L’inchiesta coordinata dal sostituto procuratore Giovanni Porcheddu era scattata in seguito a un episodio che si era verificato a ottobre del 2014 fuori da un bar di Pozzomaggiore, davanti a tantissime persone. Un uomo (Michele Chessa, 45 anni) sarebbe stato prima fermato da una pattuglia, poi strattonato, ammanettato e colpito con un pugno da un carabiniere. Il tutto davanti a testimoni che erano addirittura intervenuti in gruppo per difendere Chessa.

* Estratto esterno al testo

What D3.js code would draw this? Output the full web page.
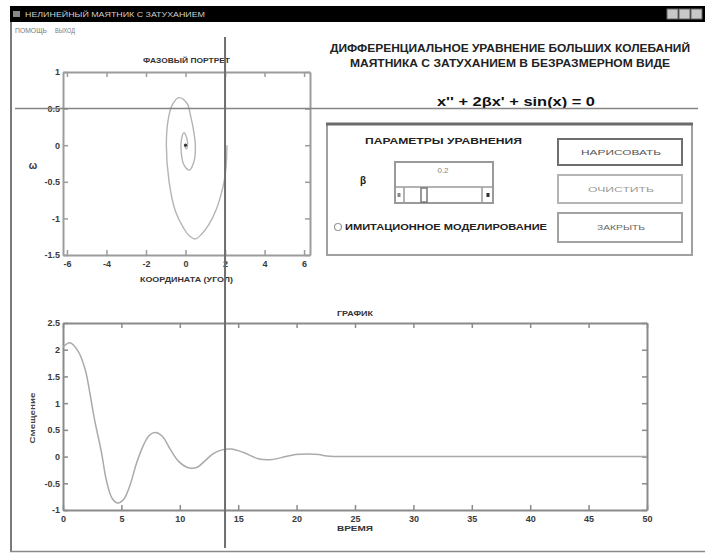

Tra le persone che avevano assistito alla scena c’era anche il maresciallo Giuseppe Saiu, compaesano della vittima, che quella sera non era al lavoro. E fu proprio lui a scrivere in una dettagliata relazione di servizio come erano andate le cose, smentendo clamorosamente il rapporto redatto dai due militari – il maresciallo Luca Porceddu e l’appuntato Fabio Antioco Casula, della compagnia di Bonorva – che raccontavano di aver arrestato Chessa per resistenza a pubblico ufficiale. «Volevamo portarlo in caserma per identificarlo ma lui rifiutava di seguirci – era stata in sintesi la tesi dei militari – L’appuntato ha colpito senza volerlo il soggetto, che si divincolava, causandogli inavvertitamente un taglio con l’anello che portava all’anulare». Diversa era stata invece la ricostruzione dei fatti del maresciallo Saiu secondo cui quella sera non ci fu alcuna colluttazione e i suoi due colleghi tentarono casomai di fare un arresto arbitrario.

Porceddu e Casula finirono sotto inchiesta per “accordo per commettere un reato”, sequestro di persona (ai danni di Chessa) e falsità ideologica. A Casula il pm aveva contestato anche le lesioni aggravate.

Solo di “istigazione e accordo” dovevano invece rispondere altri cinque colleghi: Luca Gabelloni, Luca De Renzi, Leonardo Salaris, Fabrizio Leone e Antonio Galia, tutti all’epoca in servizio nella compagnia di Bonorva e nella stazione di Mores. Parlando infatti al telefono del “traditore” (Saiu ndc) i militari – secondo la ricostruzione del pm basata sulle intercettazioni – avrebbero progettato vendetta nei confronti del maresciallo Saiu, dei suoi familiari e di quei cittadini che avevano contribuito a far incriminare Porceddu e Casula.

Nell’udienza dello scorso aprile era stato discusso il rito abbreviato con il quale i sette militari avevano chiesto di essere processati per quanto riguardava l’accusa prevista dall’articolo 115. Il pm Porcheddu aveva riconosciuto che ci fosse stato un “accordo” tra colleghi ma allo stesso tempo la Procura aveva ritenuto che non ci fosse la pericolosità sociale degli imputati per cui non aveva chiesto l’applicazione di misure di sicurezza (come la libertà vigilata). Il pubblico ministero aveva quindi concluso per il “non doversi procedere” proprio perché l’ipotesi non costituisce reato. Aveva invece sollecitato il rinvio a giudizio per Porceddu e Casula ai quali sono contestati i più gravi reati di sequestro di persona, lesioni e falsità ideologica. E ieri il giudice ha accordato la richiesta. Entrambi avevano scelto di seguire il rito ordinario e il processo comincerà a novembre.

«Questa sentenza – ha commentato l’avvocato Edoardo Morette, difensore di Gabelloni insieme al collega Alberto Oggiano – rappresenta la fine di un incubo e la riabilitazione di una persona dalla carriera specchiata». Nel collegio difensivo anche Agostinangelo Marras (per Porceddu, Casula, Leone e Salaris), Gianluca D’Alò (per De Renzi) e Marco Enrico (per Galia).